Our opinions expressed herein are subject to the following qualifications and exceptions: (i) the effect of bankruptcy, insolvency, reorganization, arrangement, moratorium, or other similar laws relating to or affecting the rights of creditors generally, including, without limitation, laws relating to fraudulent transfers or conveyances, preferences, and equitable subordination; and (ii) the effect of general principles of equity, including, without limitation, concepts of materiality, reasonableness, good faith and fair dealing (regardless of whether considered in a proceeding in equity or at law).
We are members of the Bar of the State of New York. We do not hold ourselves out as being conversant with, or expressing any opinion with respect to, the laws of any jurisdiction other than the laws of the State of New York and Chapter 78 of the Nevada Revised Statutes (the “NRS”). Accordingly, the opinions expressed herein are expressly limited to the laws of the State of New York and Chapter 78 of the NRS. Our opinion is based on these laws as in effect on the date hereof. We express no opinion as to whether the laws of any other jurisdiction are applicable to the subject matter hereof. We are not rendering any opinion as to compliance with any federal or state law, rule or regulation relating to securities, or to the sale or issuance thereof.
Based upon, subject to and limited by the foregoing, we are of the opinion that following (i) execution and delivery by the Company and each of the Investors of the Agreement, (ii) effectiveness of the Registration Statement, (iii) issuance of the Securities pursuant to the terms of the Resolutions and the Agreement, the Warrant and the Pre-Funded Warrant, as applicable, and (iv) receipt by the Company of the consideration for the Securities:
(a) the Shares will be duly authorized for issuance and, when issued, delivered and paid for in accordance with the terms of the Agreement and in accordance with and in the manner described in the Registration Statement, will be validly issued, fully paid and nonassessable;
(b) The Units, Pre-Funded Units, Warrants and Pre-Funded Warrants will be duly authorized for issuance and, when issued and sold in accordance with the terms of the Agreement and in accordance with and in the manner described in the Registration Statement, will constitute valid and legally binding obligations of the Company enforceable against the Company in accordance with their terms; and
(c) The Warrant Shares and Pre-Funded Warrant Shares will be duly authorized and, when issued and paid for in accordance with the provisions of the Warrants and Pre-Funded Warrants, as applicable, and in accordance with and in the manner described in the Registration Statement, will be validly issued, fully paid and nonassessable.

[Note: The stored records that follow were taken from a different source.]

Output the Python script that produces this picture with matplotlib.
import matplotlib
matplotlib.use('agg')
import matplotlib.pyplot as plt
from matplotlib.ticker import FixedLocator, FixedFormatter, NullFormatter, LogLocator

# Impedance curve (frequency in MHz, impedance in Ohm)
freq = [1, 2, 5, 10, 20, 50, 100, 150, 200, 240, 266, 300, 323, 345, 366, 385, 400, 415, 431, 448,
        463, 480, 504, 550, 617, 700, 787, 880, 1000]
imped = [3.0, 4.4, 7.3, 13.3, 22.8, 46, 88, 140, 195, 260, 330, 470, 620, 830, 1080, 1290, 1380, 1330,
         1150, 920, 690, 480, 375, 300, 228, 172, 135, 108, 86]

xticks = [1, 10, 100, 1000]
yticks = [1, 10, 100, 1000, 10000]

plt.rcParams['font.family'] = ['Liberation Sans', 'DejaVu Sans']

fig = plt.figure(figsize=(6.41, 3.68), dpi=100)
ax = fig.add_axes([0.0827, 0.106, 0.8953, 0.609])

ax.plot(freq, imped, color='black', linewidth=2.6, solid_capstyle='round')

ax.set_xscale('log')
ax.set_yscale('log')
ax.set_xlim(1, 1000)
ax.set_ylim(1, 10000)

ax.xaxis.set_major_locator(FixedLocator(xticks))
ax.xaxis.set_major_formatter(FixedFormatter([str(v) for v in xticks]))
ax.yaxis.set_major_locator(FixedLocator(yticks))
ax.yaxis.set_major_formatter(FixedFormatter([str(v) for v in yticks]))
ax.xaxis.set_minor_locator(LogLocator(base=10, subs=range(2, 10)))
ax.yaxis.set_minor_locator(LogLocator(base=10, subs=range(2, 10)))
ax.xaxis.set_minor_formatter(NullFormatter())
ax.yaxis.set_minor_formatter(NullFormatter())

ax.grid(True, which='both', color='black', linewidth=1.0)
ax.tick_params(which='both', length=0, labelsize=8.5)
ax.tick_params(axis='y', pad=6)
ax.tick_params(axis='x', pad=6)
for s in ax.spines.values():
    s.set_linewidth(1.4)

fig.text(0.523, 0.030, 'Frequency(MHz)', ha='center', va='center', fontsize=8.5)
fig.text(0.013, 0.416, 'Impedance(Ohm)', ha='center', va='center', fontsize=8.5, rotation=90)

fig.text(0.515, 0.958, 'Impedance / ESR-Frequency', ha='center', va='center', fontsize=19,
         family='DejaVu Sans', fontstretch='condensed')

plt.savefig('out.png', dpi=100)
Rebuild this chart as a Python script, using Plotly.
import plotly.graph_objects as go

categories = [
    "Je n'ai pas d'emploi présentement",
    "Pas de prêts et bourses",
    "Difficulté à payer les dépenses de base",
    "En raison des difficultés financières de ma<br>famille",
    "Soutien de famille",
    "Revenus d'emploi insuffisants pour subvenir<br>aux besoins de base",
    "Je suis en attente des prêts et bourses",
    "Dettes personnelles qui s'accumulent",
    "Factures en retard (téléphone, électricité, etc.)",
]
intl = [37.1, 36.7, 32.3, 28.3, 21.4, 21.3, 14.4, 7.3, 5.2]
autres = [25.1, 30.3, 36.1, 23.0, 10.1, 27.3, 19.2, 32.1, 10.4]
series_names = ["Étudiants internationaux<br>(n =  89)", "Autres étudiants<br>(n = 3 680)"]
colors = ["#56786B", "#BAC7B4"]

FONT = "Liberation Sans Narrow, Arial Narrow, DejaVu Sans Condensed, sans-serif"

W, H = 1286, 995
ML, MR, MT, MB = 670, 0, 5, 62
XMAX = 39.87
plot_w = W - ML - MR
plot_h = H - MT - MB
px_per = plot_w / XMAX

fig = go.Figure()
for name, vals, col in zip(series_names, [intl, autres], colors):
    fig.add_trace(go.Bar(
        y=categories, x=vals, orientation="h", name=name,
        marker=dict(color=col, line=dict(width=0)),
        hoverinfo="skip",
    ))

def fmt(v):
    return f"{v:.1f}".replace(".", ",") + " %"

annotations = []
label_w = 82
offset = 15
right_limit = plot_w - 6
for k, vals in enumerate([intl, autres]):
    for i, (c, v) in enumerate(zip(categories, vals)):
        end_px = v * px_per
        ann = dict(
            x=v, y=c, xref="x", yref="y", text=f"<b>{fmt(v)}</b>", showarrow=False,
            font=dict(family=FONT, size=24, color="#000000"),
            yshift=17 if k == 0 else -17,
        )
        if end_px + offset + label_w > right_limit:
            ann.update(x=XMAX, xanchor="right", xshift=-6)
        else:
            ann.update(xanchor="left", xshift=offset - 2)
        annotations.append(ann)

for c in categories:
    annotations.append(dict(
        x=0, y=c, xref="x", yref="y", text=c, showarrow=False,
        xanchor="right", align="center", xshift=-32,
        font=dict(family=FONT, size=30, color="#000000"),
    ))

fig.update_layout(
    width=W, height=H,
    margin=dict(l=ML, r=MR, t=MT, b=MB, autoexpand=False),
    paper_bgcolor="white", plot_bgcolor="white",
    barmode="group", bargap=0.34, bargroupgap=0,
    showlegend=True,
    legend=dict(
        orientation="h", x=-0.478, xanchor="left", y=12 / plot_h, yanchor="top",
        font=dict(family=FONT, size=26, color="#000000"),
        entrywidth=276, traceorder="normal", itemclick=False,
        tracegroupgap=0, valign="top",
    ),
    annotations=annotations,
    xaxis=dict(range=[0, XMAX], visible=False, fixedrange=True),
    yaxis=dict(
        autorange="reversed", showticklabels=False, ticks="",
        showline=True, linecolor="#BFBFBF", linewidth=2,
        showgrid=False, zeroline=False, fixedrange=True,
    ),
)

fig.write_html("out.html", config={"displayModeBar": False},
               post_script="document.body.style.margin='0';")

It is understood that this opinion is to be used only in connection with the offer, sale, and issuance of the Securities while the Registration Statement is in effect.
We hereby consent to the filing of this opinion as an exhibit to the Registration Statement and to the use of our name under the caption “Legal Matters” in the Registration Statement. In giving this consent, we do not admit that we are “experts” within the meaning of Section 11 of the Securities Act or within the category of persons whose consent is required by Section 7 of the Securities Act.